Saudi Arabia has introduced a new visa program on Friday (September 27), which will benefit at least 49 countries and attract foreign companies to invest in a sector it hopes will contribute 10 percent of gross domestic product by 2030 starting the following day, September 28.
The Kingdom of Saudi Arabia, which has been relatively closed off from most parts of the world for several decades already, has in recent years relaxed its strict social codes such as segregating men and women in public places and requiring women to wear all-covering black robes or abayas.
Saudi Introduces New Tourist Visa Policy, No Abaya Rule
According to Saudi’s tourism chief Al Khateeb, abayas will no longer be mandatory for female tourists but they will still be required to wear a modest dress when in the Kingdom especially public places including beaches and marketplaces, as shared in a report by the Khaleej Times.
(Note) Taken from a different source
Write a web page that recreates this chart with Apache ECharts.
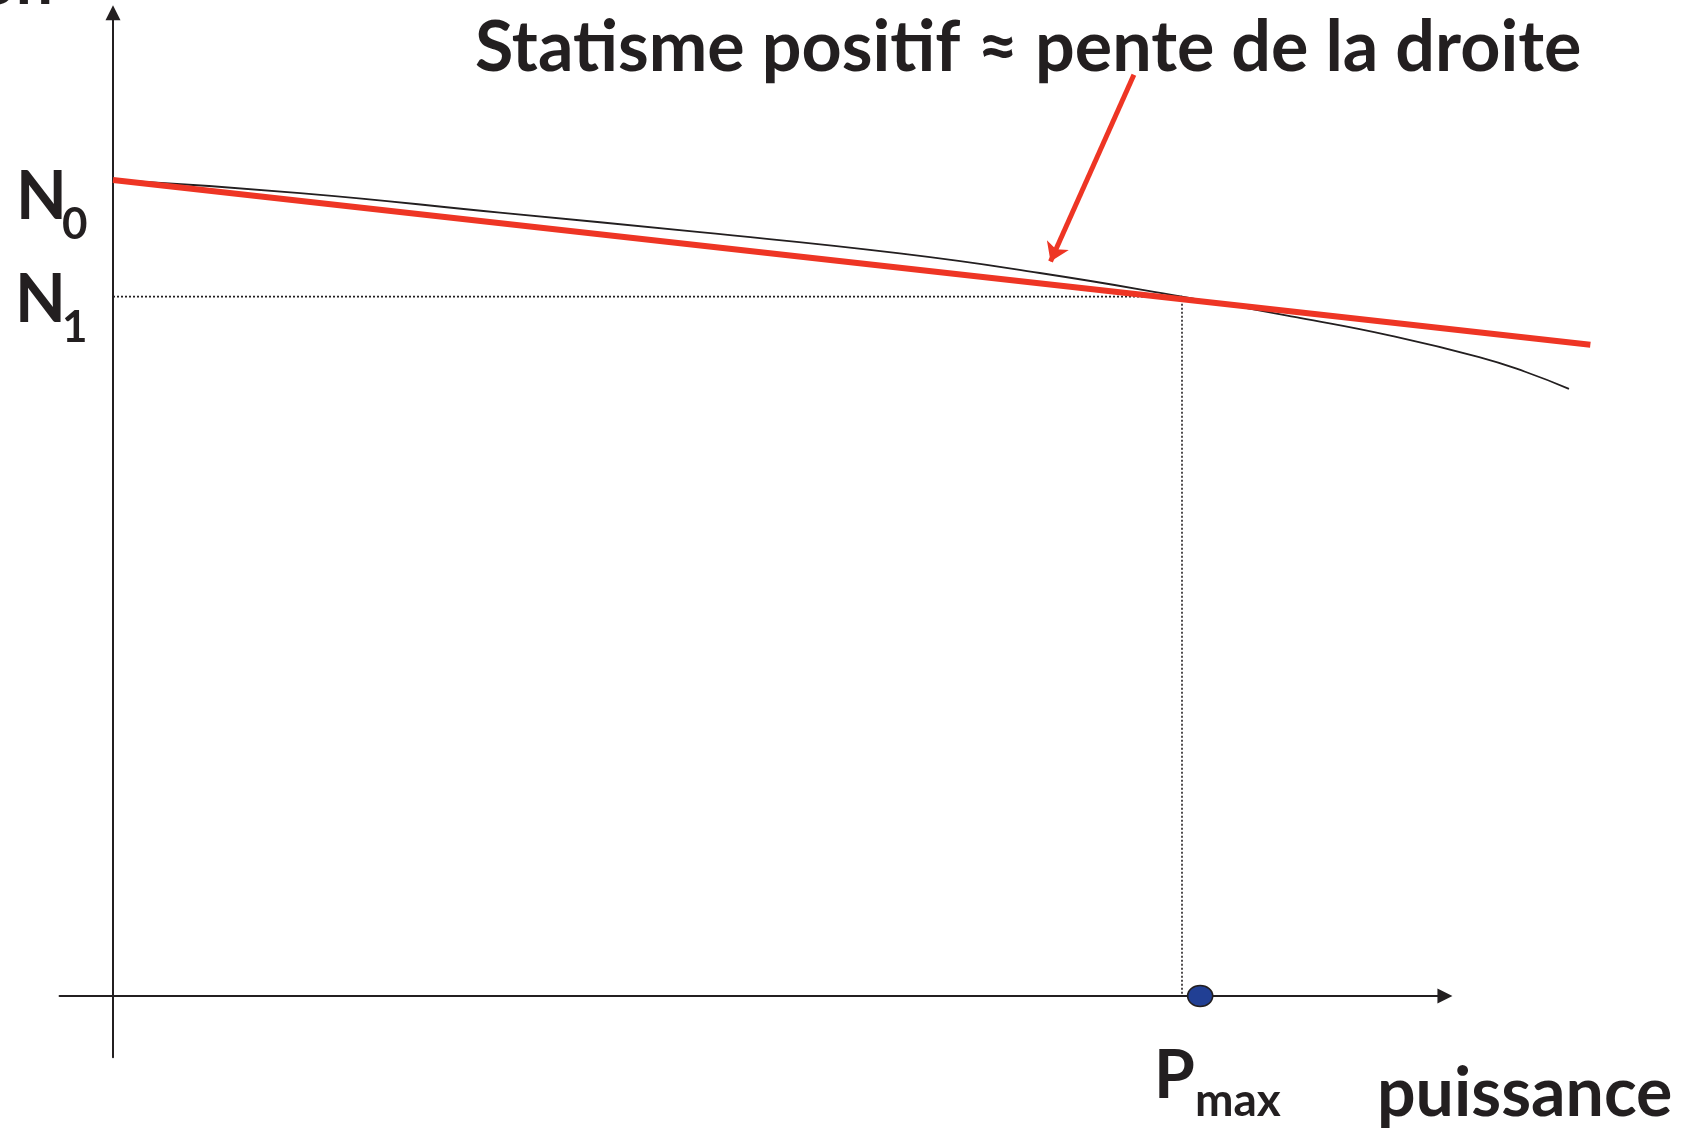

Khateeb clarified that certain restrictions still remain in place such as the ban on alcoholic drinks and products. He noted, “We will have enough tourists to come to Saudi Arabia to enjoy other things.”
Of note, visas may be applied for online for about USD 80 (AED 294; SAR 300), with no restrictions for unaccompanied women as in the past. Access to the Muslim holy cities of Makkah and Madinah, however, is restricted.
While details as to which countries will be eligible for the new visa scheme, Khateeb shared that China, Japan, Europe, and the United States were among the top outbound targets.
To date, foreigners traveling to Saudi Arabia have been largely restricted to resident workers and their dependents, business travelers, and Muslim pilgrims who are given special visas to visit Makkah and Medina.
Plans to admit a large number of leisure tourists have been discussed for years, only to be blocked by conservative opinion and bureaucracy.
In relation to the new plan, an e-visa for sporting events and concerts has been introduced last December.
According to authorities, the move is part of Crown Prince Mohammed bin Salman’s ambitious plans to develop new industries to wean the world’s top oil exporter off crude and open up society including by introducing previously banned entertainment. For which, most of his reforms have been welcomed with much international praise and support.
Furthermore, with the kingdom’s positive reforms encouraging more traffic and visitors into the country – Saudi aims to at least add 1 million tourism jobs in the near future. However, at this point in time, getting hundreds of thousands of Saudis into the workforce remains a major challenge for the crown prince.